Program ini dikomandani oleh menteri koordinator maritim dan investasi, Luhut Pandjaitan. Misi ini juga salah satunya yang diemban oleh William Wongso dan tim selama melawat ke Prancis dan beberapa negara di
Eropa. Diharapkan bumbu-bumbu dan rempah-rempah Indonesia digunakan oleh restoran-restoran Indonesia begitu pula oleh masyarakat awam Indonesia di luar negeri sekaligus memperkenalkannya pada masyarakat non Indonesia. Hal ini penting supaya autentisitas masakan Indonesia terjaga meskipun diolah di luar negeri. Menurutnya bahan yang digunakan tentu akan mempengaruhi rasa. Jenis tanaman yang sama rasanya akan berbeda jika ditanam di Indonesia dan di luar negeri apalagi jika varietasnya berbeda. Contohnya, bawang merah di Eropa berbeda varietas dengan bawang merah di Indonesia. Rasa yang dihasilkan pasti akan berbeda.

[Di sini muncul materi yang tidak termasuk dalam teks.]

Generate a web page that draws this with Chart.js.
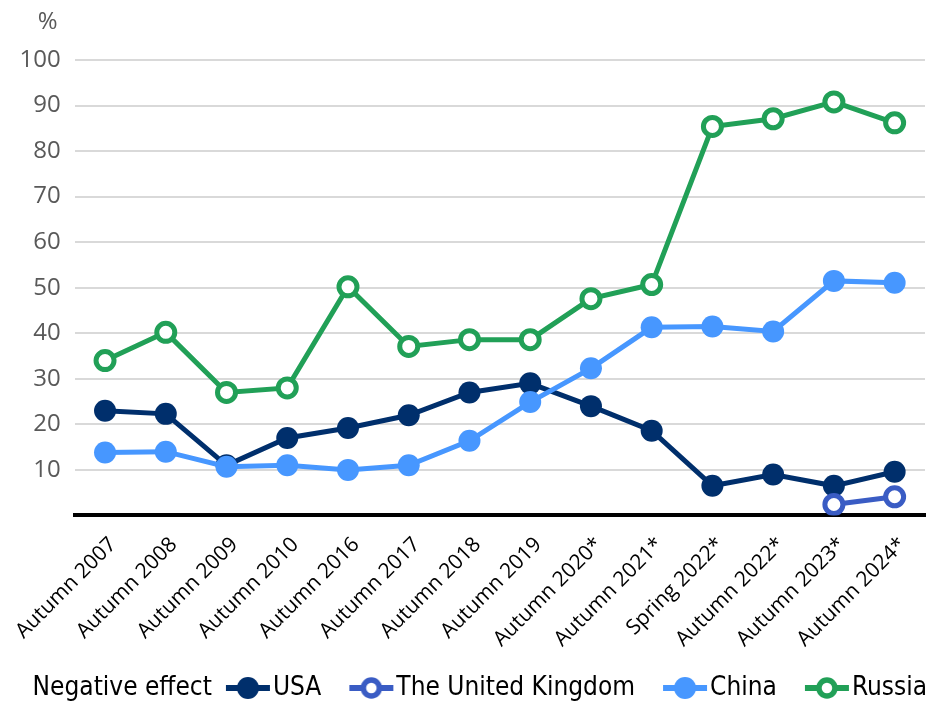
<!DOCTYPE html>
<html>
<head>
<meta charset="utf-8">
<script src="https://cdn.jsdelivr.net/npm/chart.js@4"></script>
<style>
  html, body { margin: 0; padding: 0; background: #fff; }
  #wrap { width: 941px; height: 711px; }
</style>
</head>
<body>
<div id="wrap"><canvas id="effectChart"></canvas></div>
<script>
// survey waves (x axis)
const waves = ['Autumn 2007', 'Autumn 2008', 'Autumn 2009', 'Autumn 2010', 'Autumn 2016', 'Autumn 2017',
  'Autumn 2018', 'Autumn 2019', 'Autumn 2020*', 'Autumn 2021*', 'Spring 2022*', 'Autumn 2022*',
  'Autumn 2023*', 'Autumn 2024*'];

// share answering "negative effect", %
const usa = [23, 22.3, 11, 17, 19.2, 22, 27, 29, 24, 18.6, 6.5, 9, 6.5, 9.6];
const uk = [null, null, null, null, null, null, null, null, null, null, null, null, 2.4, 4.1];
const china = [13.8, 14, 10.7, 11, 10, 11, 16.4, 24.9, 32.3, 41.3, 41.5, 40.4, 51.5, 51.1];
const russia = [34, 40.2, 27, 28, 50.2, 37.1, 38.6, 38.6, 47.6, 50.7, 85.4, 87.1, 90.8, 86.2];

const yTicks = [10, 20, 30, 40, 50, 60, 70, 80, 90, 100];

const colUSA = '#002f6c';
const colUK = '#3a5cc4';
const colChina = '#4797ff';
const colRussia = '#21a057';

const condensed = "'Liberation Sans Narrow', 'DejaVu Sans Condensed', 'Open Sans', sans-serif";
const legendFontSize = 26;
const legendPad = 14;
const boxW = 48; // legend box slot, marker sits at its right end

// line+marker picture for the legend; left part is transparent so the
// marker lands right before the label text
function legendMarker(color, hollow) {
  const c = document.createElement('canvas');
  const vis = 46;
  c.width = boxW + 22; c.height = 26;
  const g = c.getContext('2d');
  const x0 = c.width - vis;
  g.strokeStyle = color;
  g.lineWidth = 6;
  g.beginPath(); g.moveTo(x0 + 1, 13); g.lineTo(c.width - 1, 13); g.stroke();
  g.beginPath(); g.arc(x0 + vis / 2, 13, hollow ? 8 : 11, 0, Math.PI * 2);
  if (hollow) {
    g.fillStyle = '#fff'; g.fill();
    g.lineWidth = 5.5; g.stroke();
  } else {
    g.fillStyle = color; g.fill();
  }
  return c;
}

// "%" above the value axis and the "Negative effect" lead-in of the legend
const extraText = {
  id: 'extraText',
  afterDraw(chart) {
    const y = chart.scales.y;
    const ctx = chart.ctx;
    ctx.save();
    ctx.font = "24px 'Open Sans', sans-serif";
    ctx.fillStyle = '#595959';
    ctx.textAlign = 'right';
    ctx.textBaseline = 'middle';
    ctx.fillText('%', y.right - 17, 22);
    const hb = chart.legend.legendHitBoxes[0];
    if (hb) {
      ctx.font = legendFontSize + 'px ' + condensed;
      ctx.fillStyle = '#000';
      ctx.fillText('Negative effect', hb.left, hb.top + hb.height / 2);
    }
    ctx.restore();
  }
};

const ds = (label, data, color, hollow) => ({
  label,
  data,
  borderColor: color,
  backgroundColor: hollow ? '#ffffff' : color,
  pointBackgroundColor: hollow ? '#ffffff' : color,
  pointBorderColor: color,
  borderWidth: 5,
  pointRadius: hollow ? 9 : 11,
  pointBorderWidth: hollow ? 5 : 0,
  pointHoverRadius: 11,
  fill: false,
  tension: 0,
  spanGaps: false,
  marker: legendMarker(color, hollow)
});

new Chart(document.getElementById('effectChart'), {
  type: 'line',
  data: {
    labels: waves,
    datasets: [
      ds('USA', usa, colUSA, false),
      ds('The United Kingdom', uk, colUK, true),
      ds('China', china, colChina, false),
      ds('Russia', russia, colRussia, true)
    ].reverse()
  },
  options: {
    responsive: true,
    maintainAspectRatio: false,
    animation: false,
    layout: { padding: { top: 60, right: 0, left: 0, bottom: 0 } },
    plugins: {
      tooltip: { enabled: false },
      legend: {
        position: 'bottom',
        align: 'end',
        labels: {
          usePointStyle: true,
          pointStyleWidth: boxW,
          padding: legendPad,
          color: '#000',
          font: { family: condensed, size: legendFontSize },
          generateLabels(chart) {
            const sets = chart.data.datasets.slice().reverse();
            return sets.map(d => ({
              text: d.label,
              pointStyle: d.marker,
              fontColor: '#000',
              lineWidth: 0,
              strokeStyle: 'transparent',
              fillStyle: 'transparent',
              datasetIndex: chart.data.datasets.indexOf(d)
            }));
          }
        }
      }
    },
    scales: {
      x: {
        offset: true,
        grid: { display: false },
        border: { display: true, color: '#000', width: 4 },
        ticks: {
          color: '#000',
          maxRotation: 45,
          minRotation: 45,
          padding: 9,
          labelOffset: 8,
          font: { family: "'Open Sans', sans-serif", size: 21 }
        }
      },
      y: {
        min: 0,
        max: 100,
        afterBuildTicks(scale) {
          scale.ticks = [0].concat(yTicks).map(v => ({ value: v }));
        },
        border: { display: false },
        grid: {
          color: ctx => ctx.tick && ctx.tick.value === 0 ? 'transparent' : '#d9d9d9',
          lineWidth: 2,
          drawTicks: false
        },
        ticks: {
          color: '#595959',
          padding: 14,
          font: { family: "'Open Sans', sans-serif", size: 24 },
          callback: v => v === 0 ? '' : v
        }
      },
      // empty right-hand axis, only keeps the plot clear of the right edge
      spacer: {
        type: 'linear',
        position: 'right',
        display: true,
        grid: { display: false, drawOnChartArea: false },
        border: { display: false },
        ticks: { display: false },
        afterFit(scale) { scale.width = 16; }
      }
    }
  },
  plugins: [extraText]
});
</script>
</body>
</html>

Wiliiam Wongso tidak sepakat dengan konsep mengadaptasi masakan asing dengan lidah setempat. Dia mencontohkan masakan Vietnam di luar negeri. Pada awalnya masyrakat Vietnam di luar negeri memasak dan membuat restoran untuk diasporanya yang rindu masakan tanah airnya. Lama-lama masyarakat setempat nimbrung, ikut makan di restoran Vietnam. Dan rupanya cocok dengan lidah mereka, maka makin berkembanglah restoran Vietnam. Kini restoran Vietnam bukan lagi monopoli warga Vietnam. Kini banyak juga warga non Vietnam yang membuka restoran Vietnam. Jadi, bagi Wongso masakan Indonesia di luar negeri tidak perlu mengadaptasi dengan lidah lokal. Apalagi kebanyakan orang Prancis lidahnya sangat terbuka dengan aneka masakan dunia.
Restoran Indonesia, artikel yang menarik sekali.